If you could change something about law school, what would it be?

I would have them do a little more to help out their students graduating into this rough economy. One place to start would be tuition, which, over the past few decades, has gotten completely out of control… Given what’s happened to the legal market, I think tuition being charged is pretty indefensible. I’d love to see law schools tighten their belts and dig into their funds to help out current classes of students, the classes from 2009 onwards, who played by all the rules and saw their whole reason for coming to law school in the first place — the promise of a stable, well-paying job — evaporate.

What is the most surprising way you have used your J.D thus far?

Hmmm… I’m pretty sure it’s helped me get a date or two. Does that count?

Is it true that law school changes your mind and the way you think?

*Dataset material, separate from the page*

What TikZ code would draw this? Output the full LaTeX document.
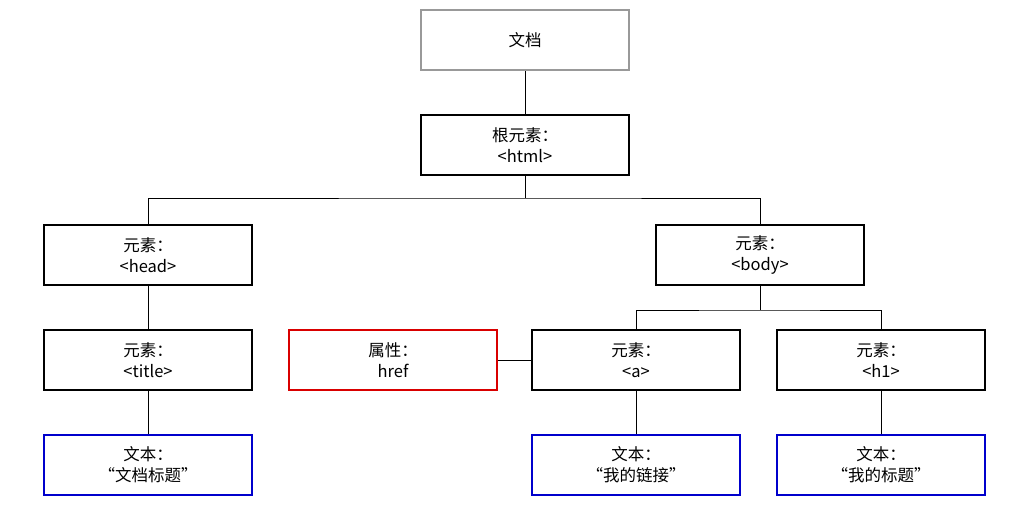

Yeah, I think that’s true to a limited extent. It doesn’t change the way you think about stuff that really matters in life — love, death, meaning, etc. What it does affect, for many of us I think, is the way you approach arguments. Arguments are everywhere, of course: in political speeches, in advertisements, in the nonfiction prose you read in newspapers and textbooks. Law students are trained to sniff out weak arguments and rip them to shreds, and most of us get pretty good at it. Once you can do this, the astonishing thing is how often you encounter ridiculously weak arguments everywhere — including in places you’d really hope not to find them, like Supreme Court opinions.